_Task requirements_
Quote the data below in full, please, without altering anything.

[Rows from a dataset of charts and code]
──────────────────────────────

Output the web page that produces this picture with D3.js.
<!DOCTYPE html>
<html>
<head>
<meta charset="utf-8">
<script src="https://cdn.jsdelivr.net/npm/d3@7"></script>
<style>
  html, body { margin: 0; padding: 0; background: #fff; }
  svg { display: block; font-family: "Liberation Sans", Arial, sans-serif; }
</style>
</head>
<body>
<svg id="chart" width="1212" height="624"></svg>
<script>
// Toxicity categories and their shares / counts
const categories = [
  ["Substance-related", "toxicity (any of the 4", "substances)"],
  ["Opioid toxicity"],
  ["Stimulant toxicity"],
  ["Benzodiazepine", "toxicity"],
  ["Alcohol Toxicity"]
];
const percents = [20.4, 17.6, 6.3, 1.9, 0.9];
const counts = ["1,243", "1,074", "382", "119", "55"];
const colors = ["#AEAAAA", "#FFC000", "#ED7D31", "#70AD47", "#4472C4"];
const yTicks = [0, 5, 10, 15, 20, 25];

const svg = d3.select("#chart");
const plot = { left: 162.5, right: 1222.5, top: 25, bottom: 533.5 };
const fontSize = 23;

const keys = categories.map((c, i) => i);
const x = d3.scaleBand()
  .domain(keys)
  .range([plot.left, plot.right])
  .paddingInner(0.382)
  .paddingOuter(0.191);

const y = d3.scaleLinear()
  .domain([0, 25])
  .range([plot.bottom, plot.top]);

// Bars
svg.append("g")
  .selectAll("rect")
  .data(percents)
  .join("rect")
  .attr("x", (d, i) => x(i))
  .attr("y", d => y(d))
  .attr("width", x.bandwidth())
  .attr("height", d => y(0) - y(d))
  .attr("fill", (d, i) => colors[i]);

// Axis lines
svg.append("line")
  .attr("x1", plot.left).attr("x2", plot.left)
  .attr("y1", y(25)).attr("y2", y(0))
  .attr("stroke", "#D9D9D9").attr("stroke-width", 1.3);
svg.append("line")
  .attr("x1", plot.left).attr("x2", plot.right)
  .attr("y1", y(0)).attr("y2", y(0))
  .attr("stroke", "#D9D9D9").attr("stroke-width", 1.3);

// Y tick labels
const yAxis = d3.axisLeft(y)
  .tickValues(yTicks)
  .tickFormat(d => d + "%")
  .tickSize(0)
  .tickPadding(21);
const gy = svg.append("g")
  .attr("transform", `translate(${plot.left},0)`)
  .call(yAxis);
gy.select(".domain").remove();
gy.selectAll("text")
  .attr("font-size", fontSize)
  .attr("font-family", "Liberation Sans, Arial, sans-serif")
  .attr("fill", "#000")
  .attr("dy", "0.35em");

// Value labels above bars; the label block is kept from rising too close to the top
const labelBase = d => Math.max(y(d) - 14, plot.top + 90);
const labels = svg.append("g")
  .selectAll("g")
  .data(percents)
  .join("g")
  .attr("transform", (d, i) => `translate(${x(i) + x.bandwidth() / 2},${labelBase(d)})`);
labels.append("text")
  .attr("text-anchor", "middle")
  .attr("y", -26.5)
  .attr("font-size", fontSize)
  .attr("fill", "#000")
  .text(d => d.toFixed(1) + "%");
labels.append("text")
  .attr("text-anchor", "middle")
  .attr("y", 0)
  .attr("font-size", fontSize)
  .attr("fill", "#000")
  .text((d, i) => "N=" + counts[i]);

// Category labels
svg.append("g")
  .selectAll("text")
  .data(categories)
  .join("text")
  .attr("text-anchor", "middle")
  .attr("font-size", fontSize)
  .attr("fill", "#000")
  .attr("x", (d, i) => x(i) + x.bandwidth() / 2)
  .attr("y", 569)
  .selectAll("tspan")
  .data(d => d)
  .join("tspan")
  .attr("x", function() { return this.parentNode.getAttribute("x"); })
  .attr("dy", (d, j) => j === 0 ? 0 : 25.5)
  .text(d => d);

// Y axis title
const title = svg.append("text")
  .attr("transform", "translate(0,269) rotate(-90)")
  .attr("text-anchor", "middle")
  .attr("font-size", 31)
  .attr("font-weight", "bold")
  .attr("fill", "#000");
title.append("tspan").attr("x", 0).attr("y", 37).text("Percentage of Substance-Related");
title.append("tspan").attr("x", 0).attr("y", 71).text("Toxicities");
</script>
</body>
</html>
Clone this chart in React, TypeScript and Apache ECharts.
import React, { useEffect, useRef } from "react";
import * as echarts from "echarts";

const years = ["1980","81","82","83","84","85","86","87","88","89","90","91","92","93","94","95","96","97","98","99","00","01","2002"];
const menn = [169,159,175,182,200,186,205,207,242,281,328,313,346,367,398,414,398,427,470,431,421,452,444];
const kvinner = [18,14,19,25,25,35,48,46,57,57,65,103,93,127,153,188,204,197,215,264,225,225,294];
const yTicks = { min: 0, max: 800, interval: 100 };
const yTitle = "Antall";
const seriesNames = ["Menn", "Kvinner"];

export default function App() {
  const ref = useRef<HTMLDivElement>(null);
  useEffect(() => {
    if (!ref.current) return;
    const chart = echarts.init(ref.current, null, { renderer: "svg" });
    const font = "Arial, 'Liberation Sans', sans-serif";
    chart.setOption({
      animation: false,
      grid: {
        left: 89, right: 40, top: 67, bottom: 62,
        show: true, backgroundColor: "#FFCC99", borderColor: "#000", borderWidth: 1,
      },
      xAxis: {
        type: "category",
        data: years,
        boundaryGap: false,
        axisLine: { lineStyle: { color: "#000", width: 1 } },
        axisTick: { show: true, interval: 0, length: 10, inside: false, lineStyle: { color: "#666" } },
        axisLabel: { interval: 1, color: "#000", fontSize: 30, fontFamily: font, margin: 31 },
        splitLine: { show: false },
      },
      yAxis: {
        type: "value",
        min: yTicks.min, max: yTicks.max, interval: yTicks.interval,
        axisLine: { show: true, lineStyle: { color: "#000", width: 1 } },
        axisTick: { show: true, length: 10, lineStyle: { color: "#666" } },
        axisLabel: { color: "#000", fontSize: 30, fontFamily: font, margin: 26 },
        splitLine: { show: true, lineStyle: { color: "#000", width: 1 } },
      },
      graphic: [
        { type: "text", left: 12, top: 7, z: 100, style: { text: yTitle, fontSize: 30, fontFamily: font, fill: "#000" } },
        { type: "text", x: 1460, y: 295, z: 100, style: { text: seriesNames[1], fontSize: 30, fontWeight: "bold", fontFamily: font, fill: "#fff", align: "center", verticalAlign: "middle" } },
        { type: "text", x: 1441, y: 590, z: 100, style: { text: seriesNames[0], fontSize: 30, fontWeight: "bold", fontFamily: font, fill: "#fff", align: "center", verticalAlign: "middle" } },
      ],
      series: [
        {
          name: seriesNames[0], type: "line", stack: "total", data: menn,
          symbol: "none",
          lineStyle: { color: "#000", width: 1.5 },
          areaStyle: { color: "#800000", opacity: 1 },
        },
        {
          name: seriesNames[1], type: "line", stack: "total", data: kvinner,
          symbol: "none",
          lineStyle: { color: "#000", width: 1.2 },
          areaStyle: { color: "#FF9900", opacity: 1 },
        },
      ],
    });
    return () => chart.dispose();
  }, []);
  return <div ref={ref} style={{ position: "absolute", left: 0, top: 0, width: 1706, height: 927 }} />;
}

──────────────────────────────

_Answer in full_
Output the web page that produces this picture with D3.js.
<!DOCTYPE html>
<html>
<head>
<meta charset="utf-8">
<script src="https://cdn.jsdelivr.net/npm/d3@7"></script>
<style>
  html, body { margin: 0; padding: 0; background: #fff; }
  svg { display: block; font-family: "Liberation Sans", Arial, sans-serif; }
</style>
</head>
<body>
<svg id="chart" width="1212" height="624"></svg>
<script>
// Toxicity categories and their shares / counts
const categories = [
  ["Substance-related", "toxicity (any of the 4", "substances)"],
  ["Opioid toxicity"],
  ["Stimulant toxicity"],
  ["Benzodiazepine", "toxicity"],
  ["Alcohol Toxicity"]
];
const percents = [20.4, 17.6, 6.3, 1.9, 0.9];
const counts = ["1,243", "1,074", "382", "119", "55"];
const colors = ["#AEAAAA", "#FFC000", "#ED7D31", "#70AD47", "#4472C4"];
const yTicks = [0, 5, 10, 15, 20, 25];

const svg = d3.select("#chart");
const plot = { left: 162.5, right: 1222.5, top: 25, bottom: 533.5 };
const fontSize = 23;

const keys = categories.map((c, i) => i);
const x = d3.scaleBand()
  .domain(keys)
  .range([plot.left, plot.right])
  .paddingInner(0.382)
  .paddingOuter(0.191);

const y = d3.scaleLinear()
  .domain([0, 25])
  .range([plot.bottom, plot.top]);

// Bars
svg.append("g")
  .selectAll("rect")
  .data(percents)
  .join("rect")
  .attr("x", (d, i) => x(i))
  .attr("y", d => y(d))
  .attr("width", x.bandwidth())
  .attr("height", d => y(0) - y(d))
  .attr("fill", (d, i) => colors[i]);

// Axis lines
svg.append("line")
  .attr("x1", plot.left).attr("x2", plot.left)
  .attr("y1", y(25)).attr("y2", y(0))
  .attr("stroke", "#D9D9D9").attr("stroke-width", 1.3);
svg.append("line")
  .attr("x1", plot.left).attr("x2", plot.right)
  .attr("y1", y(0)).attr("y2", y(0))
  .attr("stroke", "#D9D9D9").attr("stroke-width", 1.3);

// Y tick labels
const yAxis = d3.axisLeft(y)
  .tickValues(yTicks)
  .tickFormat(d => d + "%")
  .tickSize(0)
  .tickPadding(21);
const gy = svg.append("g")
  .attr("transform", `translate(${plot.left},0)`)
  .call(yAxis);
gy.select(".domain").remove();
gy.selectAll("text")
  .attr("font-size", fontSize)
  .attr("font-family", "Liberation Sans, Arial, sans-serif")
  .attr("fill", "#000")
  .attr("dy", "0.35em");

// Value labels above bars; the label block is kept from rising too close to the top
const labelBase = d => Math.max(y(d) - 14, plot.top + 90);
const labels = svg.append("g")
  .selectAll("g")
  .data(percents)
  .join("g")
  .attr("transform", (d, i) => `translate(${x(i) + x.bandwidth() / 2},${labelBase(d)})`);
labels.append("text")
  .attr("text-anchor", "middle")
  .attr("y", -26.5)
  .attr("font-size", fontSize)
  .attr("fill", "#000")
  .text(d => d.toFixed(1) + "%");
labels.append("text")
  .attr("text-anchor", "middle")
  .attr("y", 0)
  .attr("font-size", fontSize)
  .attr("fill", "#000")
  .text((d, i) => "N=" + counts[i]);

// Category labels
svg.append("g")
  .selectAll("text")
  .data(categories)
  .join("text")
  .attr("text-anchor", "middle")
  .attr("font-size", fontSize)
  .attr("fill", "#000")
  .attr("x", (d, i) => x(i) + x.bandwidth() / 2)
  .attr("y", 569)
  .selectAll("tspan")
  .data(d => d)
  .join("tspan")
  .attr("x", function() { return this.parentNode.getAttribute("x"); })
  .attr("dy", (d, j) => j === 0 ? 0 : 25.5)
  .text(d => d);

// Y axis title
const title = svg.append("text")
  .attr("transform", "translate(0,269) rotate(-90)")
  .attr("text-anchor", "middle")
  .attr("font-size", 31)
  .attr("font-weight", "bold")
  .attr("fill", "#000");
title.append("tspan").attr("x", 0).attr("y", 37).text("Percentage of Substance-Related");
title.append("tspan").attr("x", 0).attr("y", 71).text("Toxicities");
</script>
</body>
</html>
Clone this chart in React, TypeScript and Apache ECharts.
import React, { useEffect, useRef } from "react";
import * as echarts from "echarts";

const years = ["1980","81","82","83","84","85","86","87","88","89","90","91","92","93","94","95","96","97","98","99","00","01","2002"];
const menn = [169,159,175,182,200,186,205,207,242,281,328,313,346,367,398,414,398,427,470,431,421,452,444];
const kvinner = [18,14,19,25,25,35,48,46,57,57,65,103,93,127,153,188,204,197,215,264,225,225,294];
const yTicks = { min: 0, max: 800, interval: 100 };
const yTitle = "Antall";
const seriesNames = ["Menn", "Kvinner"];

export default function App() {
  const ref = useRef<HTMLDivElement>(null);
  useEffect(() => {
    if (!ref.current) return;
    const chart = echarts.init(ref.current, null, { renderer: "svg" });
    const font = "Arial, 'Liberation Sans', sans-serif";
    chart.setOption({
      animation: false,
      grid: {
        left: 89, right: 40, top: 67, bottom: 62,
        show: true, backgroundColor: "#FFCC99", borderColor: "#000", borderWidth: 1,
      },
      xAxis: {
        type: "category",
        data: years,
        boundaryGap: false,
        axisLine: { lineStyle: { color: "#000", width: 1 } },
        axisTick: { show: true, interval: 0, length: 10, inside: false, lineStyle: { color: "#666" } },
        axisLabel: { interval: 1, color: "#000", fontSize: 30, fontFamily: font, margin: 31 },
        splitLine: { show: false },
      },
      yAxis: {
        type: "value",
        min: yTicks.min, max: yTicks.max, interval: yTicks.interval,
        axisLine: { show: true, lineStyle: { color: "#000", width: 1 } },
        axisTick: { show: true, length: 10, lineStyle: { color: "#666" } },
        axisLabel: { color: "#000", fontSize: 30, fontFamily: font, margin: 26 },
        splitLine: { show: true, lineStyle: { color: "#000", width: 1 } },
      },
      graphic: [
        { type: "text", left: 12, top: 7, z: 100, style: { text: yTitle, fontSize: 30, fontFamily: font, fill: "#000" } },
        { type: "text", x: 1460, y: 295, z: 100, style: { text: seriesNames[1], fontSize: 30, fontWeight: "bold", fontFamily: font, fill: "#fff", align: "center", verticalAlign: "middle" } },
        { type: "text", x: 1441, y: 590, z: 100, style: { text: seriesNames[0], fontSize: 30, fontWeight: "bold", fontFamily: font, fill: "#fff", align: "center", verticalAlign: "middle" } },
      ],
      series: [
        {
          name: seriesNames[0], type: "line", stack: "total", data: menn,
          symbol: "none",
          lineStyle: { color: "#000", width: 1.5 },
          areaStyle: { color: "#800000", opacity: 1 },
        },
        {
          name: seriesNames[1], type: "line", stack: "total", data: kvinner,
          symbol: "none",
          lineStyle: { color: "#000", width: 1.2 },
          areaStyle: { color: "#FF9900", opacity: 1 },
        },
      ],
    });
    return () => chart.dispose();
  }, []);
  return <div ref={ref} style={{ position: "absolute", left: 0, top: 0, width: 1706, height: 927 }} />;
}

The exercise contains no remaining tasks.